▶ Work to complete
Copy exactly, and only, the lines between the start of the entries below and the line containing "# page margin", both inclusive. Omit pictures.

(Charts and diagrams as code)

# # # #

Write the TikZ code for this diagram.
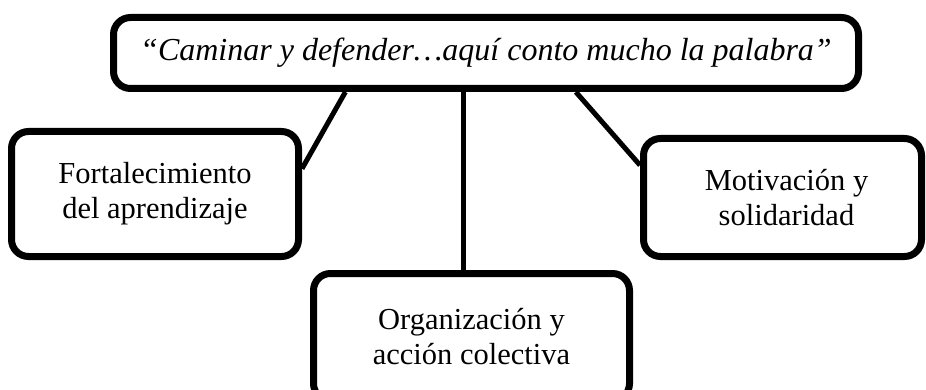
\documentclass[tikz,border=0pt]{standalone}
\usepackage{fontspec}
\setmainfont{Liberation Serif}
\usetikzlibrary{calc,backgrounds}
\begin{document}
\begin{tikzpicture}[x=1pt,y=-1pt,
  box/.style={draw, line width=7pt, rounded corners=17pt, align=center,
    font=\fontsize{30.5}{35}\selectfont, inner sep=0pt},
  link/.style={line width=5pt}]
\useasboundingbox (0,0) rectangle (926,390);
\node[box, minimum width=745pt, minimum height=71pt,
  font=\itshape\fontsize{32}{36}\selectfont] (top) at (486,53)
  {“Caminar y defender…aquí conto mucho la palabra”};
\node[box, minimum width=287pt, minimum height=125pt] (fort) at (155,194)
  {Fortalecimiento\\del aprendizaje};
\node[box, minimum width=278pt, minimum height=118pt] (moti) at (782.5,197.5)
  {\hspace*{8pt}Motivación y\\\hspace*{8pt}solidaridad};
\node[box, minimum width=316pt, minimum height=127pt] (orga) at (471.5,337)
  {Organización y\\acción colectiva};
\begin{scope}[on background layer]
\draw[link] ($(top.south west)!0.313!(top.south east)$) -- ($(fort.north east)!0.308!(fort.south east)$);
\coordinate (mtop) at ($(top.south west)!0.4705!(top.south east)$);
\draw[link] (mtop) -- (mtop |- orga.north);
\draw[link] ($(top.south west)!0.6195!(top.south east)$) -- ($(moti.north west)!0.2415!(moti.south west)$);
\end{scope}
\end{tikzpicture}
\end{document}
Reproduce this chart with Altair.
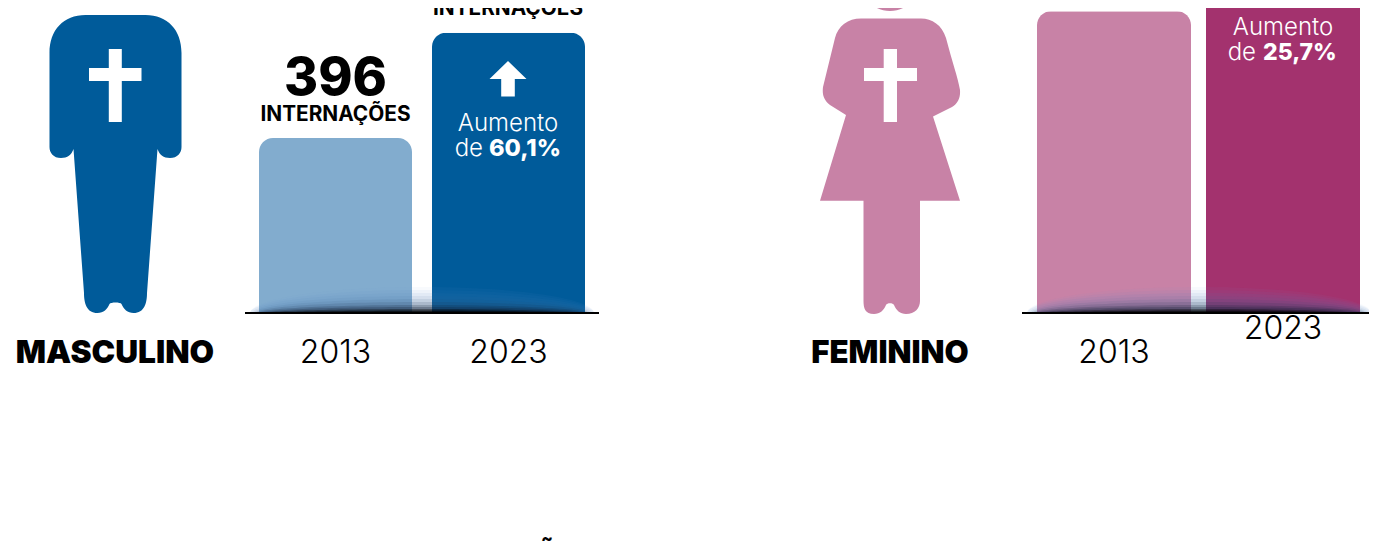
import altair as alt
import pandas as pd

YEARS = ["2013", "2023"]
MALE_VALUES = [396, 634]
FEMALE_VALUES = [683, 859]
MALE_COLORS = ["#82ACCE", "#005B9A"]
FEMALE_COLORS = ["#C882A6", "#A3326E"]

FONT = "Inter"
W, H = 1361, 533
BASE = 313  # page y of the baseline
OFF = 8     # page margin


def px(v):
    return alt.value(v - OFF)


yscale = alt.Scale(domain=[0, 690.2], range=[BASE - OFF, 0], nice=False, zero=False)
Y = alt.Y("v:Q", scale=yscale, axis=None)
one = pd.DataFrame({"v": [0]})

MALE_BODY = (
    "M0,-298 L-30,-298 C-52,-298 -66,-283 -66,-260 L-66,-166 C-66,-160 -62,-155 -54.5,-155 "
    "C-48,-155 -44,-158 -42,-164 L-31.5,-20 C-31.5,-10 -29,0 -18,0 C-12,0 -8,-4 -6,-9 "
    "C-5,-11 5,-11 6,-9 C8,-4 12,0 18,0 C29,0 31.5,-10 31.5,-20 L42,-164 C44,-158 48,-155 54.5,-155 "
    "C62,-155 66,-160 66,-166 L66,-260 C66,-283 52,-298 30,-298 Z "
    "M-30,-335 A30,30 0 1 0 30,-335 A30,30 0 1 0 -30,-335 Z"
)
FEMALE_BODY = (
    "M-29,-294.5 L31,-294.5 C42,-294.5 52,-288 56,-275 C62,-252 68,-235 70,-223 C70.5,-215 68,-210 62,-206 "
    "L43,-196.5 L70,-112.3 L30,-112.3 L30,-12 C30,-5 25,1 16,1 C10,1 6,-3 4,-8 C3,-10.5 -3,-10.5 -4,-8 "
    "C-6,-3 -10,1 -16,1 C-25,1 -26.5,-5 -26.5,-12 L-26.5,-112.3 L-70,-112.3 L-44,-198 L-60,-208 "
    "C-66,-213 -68,-218 -67,-226 L-55,-275 C-52,-287 -42,-294.5 -29,-294.5 Z "
    "M-30,-332 A30,30 0 1 0 30,-332 A30,30 0 1 0 -30,-332 Z"
)
MALE_CROSS = "M-6.7,-264 L6.3,-264 L6.3,-245 L26,-245 L26,-232 L6.3,-232 L6.3,-191 L-6.7,-191 L-6.7,-232 L-26.5,-232 L-26.5,-245 L-6.7,-245 Z"
FEMALE_CROSS = "M-6.3,-264 L7,-264 L7,-245 L27,-245 L27,-232 L7,-232 L7,-191 L-6.3,-191 L-6.3,-232 L-26,-232 L-26,-245 L-6.3,-245 Z"
ARROW = "M0,-252 L18.5,-234 L6.8,-234 L6.8,-216.5 L-6.8,-216.5 L-6.8,-234 L-18.5,-234 Z"

SHADE = [
    (26, 172, "#6f9fd6", 0.05), (23, 172, "#5b8fc9", 0.06), (20, 172, "#4a7cb5", 0.07),
    (17, 170, "#3a6496", 0.08), (14, 168, "#2a4a75", 0.10), (11, 166, "#1a3050", 0.14),
    (8, 164, "#101c30", 0.20), (6, 160, "#101c30", 0.25),
    (4, 155, "#000000", 0.35), (2.5, 140, "#000000", 0.50), (1.5, 120, "#000000", 0.60),
]


def icon(path, page_x, color, opacity=1):
    return alt.Chart(one).mark_point(
        shape=path, size=4, filled=True, fill=color, opacity=opacity, strokeWidth=0
    ).encode(x=px(page_x), y=Y)


def label(text, page_x, page_y, size, weight, color="#000000", align="center"):
    return alt.Chart(pd.DataFrame({"t": [text]})).mark_text(
        font=FONT, fontSize=size, fontWeight=weight, color=color, align=align, baseline="alphabetic"
    ).encode(x=px(page_x), y=px(page_y), text="t:N")


def panel(values, colors, xr, pad, year_y, word, word_x, word_size, body, cross, cx, rule_x):
    df = pd.DataFrame({"year": YEARS, "v": values, "c": colors, "yy": year_y})
    X = alt.X("year:N", scale=alt.Scale(domain=YEARS, range=xr, paddingInner=pad, paddingOuter=0), axis=None)
    bars = alt.Chart(df).mark_bar(cornerRadiusTopLeft=14, cornerRadiusTopRight=14).encode(
        x=X, y=Y, color=alt.Color("c:N", scale=None)
    )
    shade = [
        icon(f"M{-rx},0 A{rx},{ry} 0 0 1 {rx},0 Z", (rule_x[0] + rule_x[1]) / 2, col, op)
        for ry, rx, col, op in SHADE
    ]
    rule = alt.Chart(one).mark_rule(color="#000000", size=2).encode(
        x=px(rule_x[0]), x2=px(rule_x[1]), y=Y
    )
    year_labels = alt.Chart(df).mark_text(
        font=FONT, fontSize=32, fontWeight=300, color="#000000", baseline="alphabetic"
    ).encode(x=X, y=alt.Y("yy:Q", scale=None), text="year:N")
    return alt.layer(
        bars, *shade, rule, year_labels,
        icon(body, cx, colors[1] if colors is MALE_COLORS else colors[0]),
        icon(cross, cx, "#FFFFFF"),
        label(word, word_x, 363, word_size, 900),
    )


left = panel(MALE_VALUES, MALE_COLORS, [251, 577], 20 / 173, [363 - OFF, 363 - OFF],
             "MASCULINO", 115, 31.7, MALE_BODY, MALE_CROSS, 115.5, (245, 599))
right = panel(FEMALE_VALUES, FEMALE_COLORS, [1029, 1352], 15 / 169, [363 - OFF, 339 - OFF],
              "FEMININO", 890, 31.2, FEMALE_BODY, FEMALE_CROSS, 890, (1022, 1376))

texts = alt.layer(
    label("396", 335.5, 95, 52, 800),
    label("INTERNAÇÕES", 335.5, 121, 20.8, 700),
    label("INTERNAÇÕES", 508, 15, 20.8, 700),
    icon(ARROW, 508, "#FFFFFF"),
    label("Aumento", 508, 131, 24, 300, "#FFFFFF"),
    label("de", 483, 156, 24, 300, "#FFFFFF", "right"),
    label("60,1%", 489, 156, 23.6, 800, "#FFFFFF", "left"),
    label("Aumento", 1283, 35, 24, 300, "#FFFFFF"),
    label("de", 1256, 60, 24, 300, "#FFFFFF", "right"),
    label("25,7%", 1263, 60, 23, 800, "#FFFFFF", "left"),
    label("Õ", 547, 564, 28, 700),
)

chart = (
    alt.layer(left, right, texts)
    .resolve_scale(x="independent")
    .properties(
        width=W, height=H, padding=0,
        autosize=alt.AutoSizeParams(type="none"),
        background="#FFFFFF",
    )
    .configure_view(stroke=None)
)

chart.save("out.html", embed_options={"renderer": "svg", "actions": False})
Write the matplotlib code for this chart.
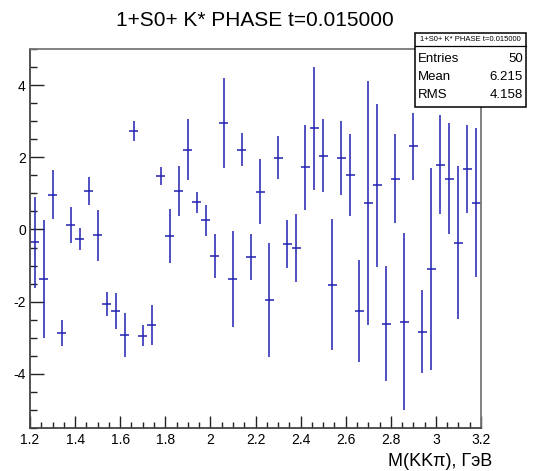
import matplotlib
matplotlib.use("Agg")
import matplotlib.pyplot as plt
from matplotlib.patches import Rectangle
from matplotlib.lines import Line2D
from matplotlib.ticker import MultipleLocator, FuncFormatter
import numpy as np

# histogram: 50 bins on [1.2, 3.2]
x_min = 1.2
x_max = 3.2
n_bins = 50

values = [-0.35, -1.38, 0.96, -2.86, 0.12, -0.27, 1.07, -0.16, -2.06, -2.26,
          -2.92, 2.73, -2.94, -2.65, 1.48, -0.17, 1.06, 2.21, 0.76, 0.26,
          -0.74, 2.95, -1.38, 2.21, -0.76, 1.04, -1.95, 1.99, -0.41, -0.52,
          1.72, 2.80, 2.04, -1.53, 1.98, 1.50, -2.25, 0.73, 1.23, -2.61,
          1.41, -2.55, 2.30, -2.83, -1.10, 1.80, 1.41, -0.37, 1.67, 0.74]
errors = [1.26, 1.64, 0.68, 0.36, 0.49, 0.30, 0.38, 0.71, 0.34, 0.50,
          0.60, 0.27, 0.28, 0.55, 0.26, 0.75, 0.69, 0.84, 0.29, 0.43,
          0.61, 1.25, 1.33, 0.46, 0.64, 0.90, 1.58, 0.59, 0.66, 0.94,
          1.17, 1.70, 1.01, 1.82, 1.03, 1.14, 1.41, 3.38, 2.26, 1.60,
          1.23, 2.46, 0.92, 1.16, 2.80, 1.36, 1.54, 2.12, 1.22, 2.07]

title = "1+S0+ K* PHASE t=0.015000"
x_label = "M(KK\u03c0), \u0413\u044d\u0412"
stats_names = ["Entries", "Mean", "RMS"]
stats_values = ["50", "6.215", "4.158"]

W, H = 543, 471
plt.rcParams["font.family"] = ["Liberation Sans", "DejaVu Sans"]

fig = plt.figure(figsize=(W / 100, H / 100), dpi=100)
fig.patch.set_facecolor("white")


def fx(px):
    return px / W


def fy(py):
    return 1 - py / H


ax = fig.add_axes([fx(30), fy(428), (481 - 30) / W, (428 - 49) / H])

edges = np.linspace(x_min, x_max, n_bins + 1)
centers = 0.5 * (edges[:-1] + edges[1:])
half = 0.5 * (edges[1] - edges[0])
ax.errorbar(centers, values, xerr=half, yerr=errors, fmt="none",
            ecolor="#2020b0", elinewidth=1.1, capsize=0)

ax.set_xlim(x_min, x_max)
ax.set_ylim(-5.5, 5.0)
ax.xaxis.set_major_locator(MultipleLocator(0.2))
ax.xaxis.set_minor_locator(MultipleLocator(0.05))
ax.yaxis.set_major_locator(MultipleLocator(2))
ax.yaxis.set_minor_locator(MultipleLocator(0.5))
ax.xaxis.set_major_formatter(FuncFormatter(lambda v, p: "%g" % round(v, 3)))
ax.yaxis.set_major_formatter(FuncFormatter(lambda v, p: "%g" % round(v, 3)))

ax.tick_params(axis="x", which="major", direction="in", length=8.6, width=1,
               color="#222222", labelsize=10, pad=3.5)
ax.tick_params(axis="x", which="minor", direction="in", length=4.3, width=1,
               color="#222222")
ax.tick_params(axis="y", which="major", direction="in", length=10, width=1,
               color="#222222", labelsize=10, pad=3)
ax.tick_params(axis="y", which="minor", direction="in", length=5, width=1,
               color="#222222")

for side in ["left", "bottom"]:
    ax.spines[side].set_color("#444444")
    ax.spines[side].set_linewidth(1.3)
for side in ["top", "right"]:
    ax.spines[side].set_color("#777777")
    ax.spines[side].set_linewidth(1.3)

fig.text(fx(255), fy(26.5), title, ha="center", va="baseline", fontsize=15)
fig.text(fx(492), fy(466), x_label, ha="right", va="baseline", fontsize=13)

# stats box
bx0, bx1, by0, by1 = 415, 526, 33, 107
fig.add_artist(Rectangle((fx(bx0), fy(by1)), (bx1 - bx0) / W, (by1 - by0) / H,
                         transform=fig.transFigure, facecolor="white",
                         edgecolor="black", linewidth=1.1, zorder=5))
fig.add_artist(Line2D([fx(bx0), fx(bx1)], [fy(46), fy(46)],
                      transform=fig.transFigure, color="black", linewidth=0.9,
                      zorder=6))
fig.text(fx(0.5 * (bx0 + bx1)), fy(39.5), title, ha="center", va="center",
         fontsize=5.5, zorder=7)
for i, (name, val) in enumerate(zip(stats_names, stats_values)):
    yy = fy(59 + i * 17.8)
    fig.text(fx(418), yy, name, ha="left", va="center", fontsize=9.5, zorder=7)
    fig.text(fx(523), yy, val, ha="right", va="center", fontsize=9.5, zorder=7)

fig.savefig("out.png", dpi=100)
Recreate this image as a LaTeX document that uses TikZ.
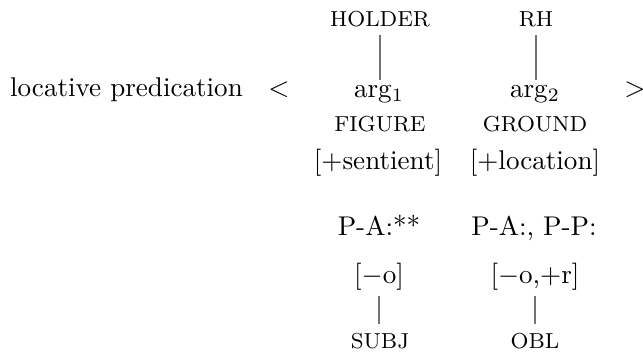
\documentclass[tikz,border=0pt]{standalone}
\usepackage{amsmath}
\usepackage{tikz}

\tikzset{
    word/.style={anchor=base, inner sep=3pt},
    role/.style={word, font=\footnotesize},
    link/.style={black!55, line width=0.4pt}
}

\begin{document}
\begin{tikzpicture}[x=0.369pt, y=-0.369pt]

    \useasboundingbox (0,0) rectangle (643,351);

    % left side
    \node[word] (pred) at (126.5,96) {locative predication};
    \node[word] (lt) at (279,96) {$<$};
    \node[word] (gt) at (635,96) {$>$};

    % upper row
    \node[role] (holder) at (380,26) {HOLDER};
    \node[role] (rh) at (536,26) {RH};

    \node[word] (arg1) at (379,97) {arg$_1$};
    \node[word] (arg2) at (535,97) {arg$_2$};

    \node[role] (figure) at (380,131) {FIGURE};
    \node[role] (ground) at (535,131) {GROUND};

    \node[word] (sent) at (378,169) {[$+$sentient]};
    \node[word] (loc) at (535,169) {[$+$location]};

    % lower row
    \node[word] (pa1) at (379,235) {P-A:**};
    \node[word] (pa2) at (534,235) {P-A:, P-P:};

    \node[word] (o1) at (379,283) {[$-$o]};
    \node[word] (or2) at (535,283) {[$-$o,$+$r]};

    \node[role] (subj) at (380,348) {SUBJ};
    \node[role] (obl) at (535,348) {OBL};

    \draw[link, shorten >=-1.5pt] (holder.south) -- (holder.south |- arg1.north);
    \draw[link, shorten >=-1.5pt] (rh.south) -- (rh.south |- arg2.north);
    \draw[link, shorten <=-1pt] (o1.south) -- (o1.south |- subj.north);
    \draw[link, shorten <=-1pt] (or2.south) -- (or2.south |- obl.north);

\end{tikzpicture}
\end{document}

# # # #

▶ Exercise output
Write the TikZ code for this diagram.
\documentclass[tikz,border=0pt]{standalone}
\usepackage{fontspec}
\setmainfont{Liberation Serif}
\usetikzlibrary{calc,backgrounds}
\begin{document}
\begin{tikzpicture}[x=1pt,y=-1pt,
  box/.style={draw, line width=7pt, rounded corners=17pt, align=center,
    font=\fontsize{30.5}{35}\selectfont, inner sep=0pt},
  link/.style={line width=5pt}]
\useasboundingbox (0,0) rectangle (926,390);
\node[box, minimum width=745pt, minimum height=71pt,
  font=\itshape\fontsize{32}{36}\selectfont] (top) at (486,53)
  {“Caminar y defender…aquí conto mucho la palabra”};
\node[box, minimum width=287pt, minimum height=125pt] (fort) at (155,194)
  {Fortalecimiento\\del aprendizaje};
\node[box, minimum width=278pt, minimum height=118pt] (moti) at (782.5,197.5)
  {\hspace*{8pt}Motivación y\\\hspace*{8pt}solidaridad};
\node[box, minimum width=316pt, minimum height=127pt] (orga) at (471.5,337)
  {Organización y\\acción colectiva};
\begin{scope}[on background layer]
\draw[link] ($(top.south west)!0.313!(top.south east)$) -- ($(fort.north east)!0.308!(fort.south east)$);
\coordinate (mtop) at ($(top.south west)!0.4705!(top.south east)$);
\draw[link] (mtop) -- (mtop |- orga.north);
\draw[link] ($(top.south west)!0.6195!(top.south east)$) -- ($(moti.north west)!0.2415!(moti.south west)$);
\end{scope}
\end{tikzpicture}
\end{document}
Reproduce this chart with Altair.
import altair as alt
import pandas as pd

YEARS = ["2013", "2023"]
MALE_VALUES = [396, 634]
FEMALE_VALUES = [683, 859]
MALE_COLORS = ["#82ACCE", "#005B9A"]
FEMALE_COLORS = ["#C882A6", "#A3326E"]

FONT = "Inter"
W, H = 1361, 533
BASE = 313  # page y of the baseline
OFF = 8     # page margin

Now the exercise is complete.